In response to the Chinese government’s ban on physical gatherings in Tienanmen Square during the anniversary date of the incident, some clever protesters have now turned to new technologies to make their presence known nonetheless.  Specifically, protesters virtually “checked-in” to Tienanmen Square via the location-based social networking program known as Foursquare.  Foursquare allows users “check-in” at venues using a mobile website, text messaging or a device-specific application.  Once at a particular site, users are then awarded points and sometimes “badges.”

In the run-up to the 2010 anniversary of Tienanmen, there was a dramatic increase of the number of users ‘cheeking-in’ to the central Beijing square–a fact which has garnered the attention of the Chinese government.  As such, Foursquare apparently has been blocked throughout all of the People’s Republic of China.

The aforementioned development is interesting on a number of levels.  Firstly, when the Foursquare service was created by Dennis Crowley and Naveen Selvadurai, they undoubtedly never could have anticipated its use as part of a political or social protest.  Nor could they ever likely have anticipated its blockage by censors as an unsanctioned form of location-based virtual protest.

Secondly, the blockage of Foursquare’s site in China says something dramatic about virtual locations: notably, that they matter.  While Foursquare was mostly perceived as a game by many up until this point, the service just entered the “big leagues” based upon its use by activists attempting to commemorate the Tienanmen incident.  We see more clearly now that not only does an individual’s physical location matter, but so too does the projected location on one’s virtual self.

While location-based services are in their infancy today, they will undoubtedly grow rapidly in the very near future, particularly given trends in GPS, mobile phone geo-location and RFID tagging.  Moreover, as computing power increases, so too will the verisimilitude of virtual reality.  Better computing, better graphics and better location awareness means that increasingly avatars and other virtual beings will “gather” in ways previously unimagined.  Not only will virtual protests increase in number, but so too will other virtual crimes with a location-based component such as virtual riots, “avatar trespass” and “avatar stalking.”  Court restraining orders prohibiting one individual from coming within 100 meters of another, may someday apply to the declared or recorded location of one’s avatar as well.   In MMORPG’s and virtual worlds, such as Second Life, numerous incidents of virtual riot have already occurred and several political protests have turned violent, albeit it virtually violent.

The China case below clearly demonstrates that virtual presence matters.  In the future, virtual locations will undoubtedly become even more  important.  As such, so too will the concomitant legal, political and criminal consequences associated with life in virtual spaces.

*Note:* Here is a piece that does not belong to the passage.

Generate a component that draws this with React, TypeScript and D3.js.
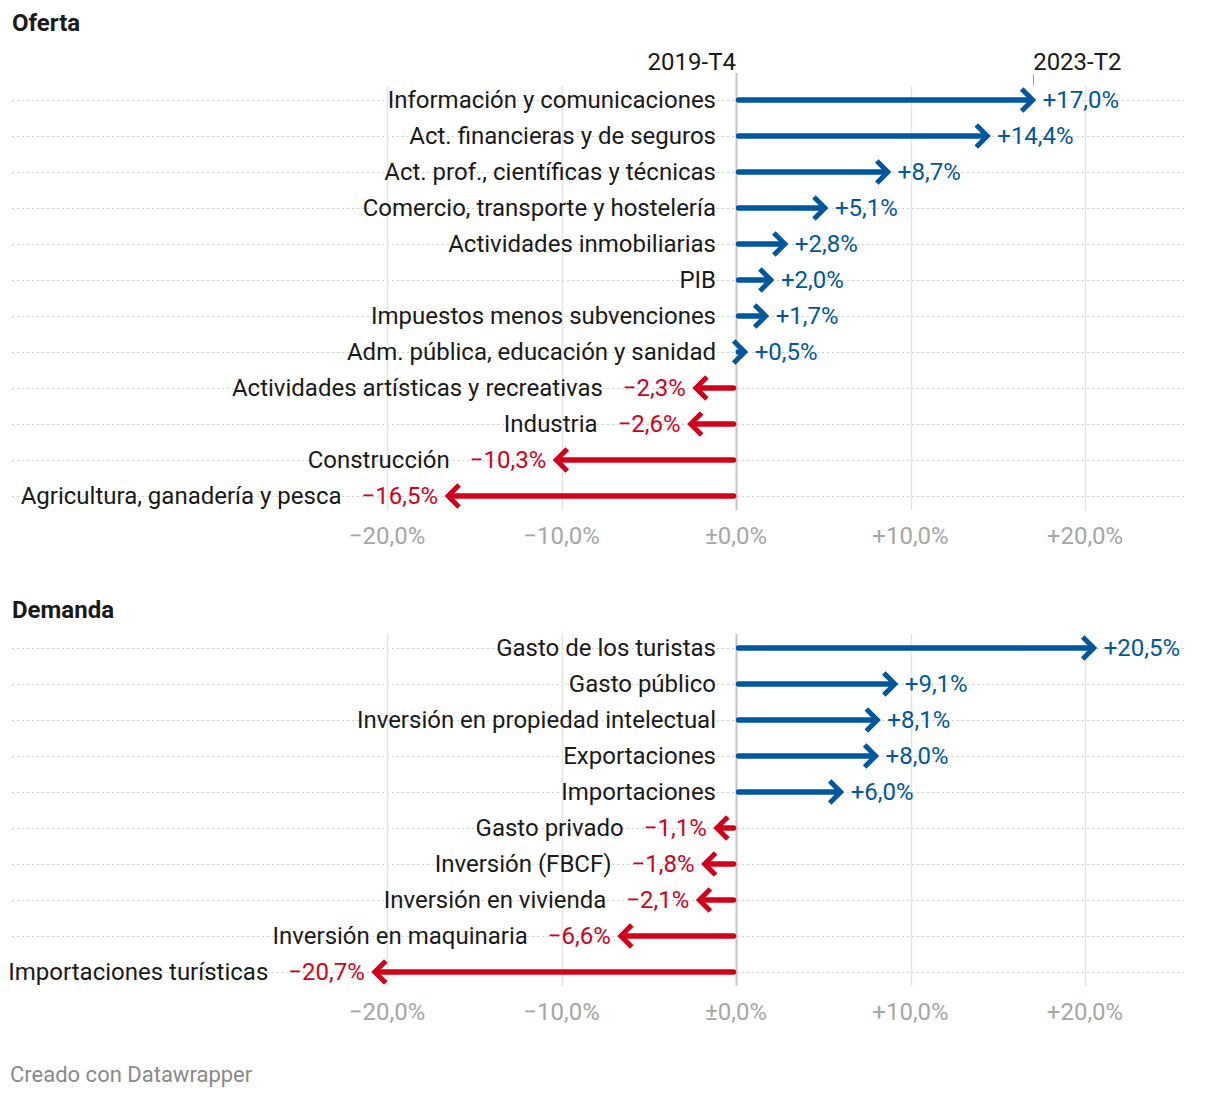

Foursquare Blocked in China

by Claudine Beaumont, Technology Editor
The Telegraph

June 4, 2010

According to some sources, the Chinese authorities appear to have blocked access to the Foursquare service in mainland China. The reasons for the censorship of the geolocation service remain unclear, but some have speculated that it could be linked to the 21st anniversary of the Tiananmen Square massacre. The Chinese government is notorious for stifling discussion about the event, and already blocks internet searches that contain those key terms.

It appears that some Foursquare users have been “checking in” to Tiananmen Square in a show of solidarity with Chinese dissidents, and to commemorate those who died in the massacre. The current “mayor” of Tiananmen Square is a Foursquare user called Chommy.

According to Techblog86, a website that covers technology news in China, there has been a dramatic increase in the number of people using the Foursquare service to ‘visit’ Tiananmen Square. The blog has a screenshot of a user’s Foursquare app on the iPhone, which shows hundreds of people checking in at the site of the massacre.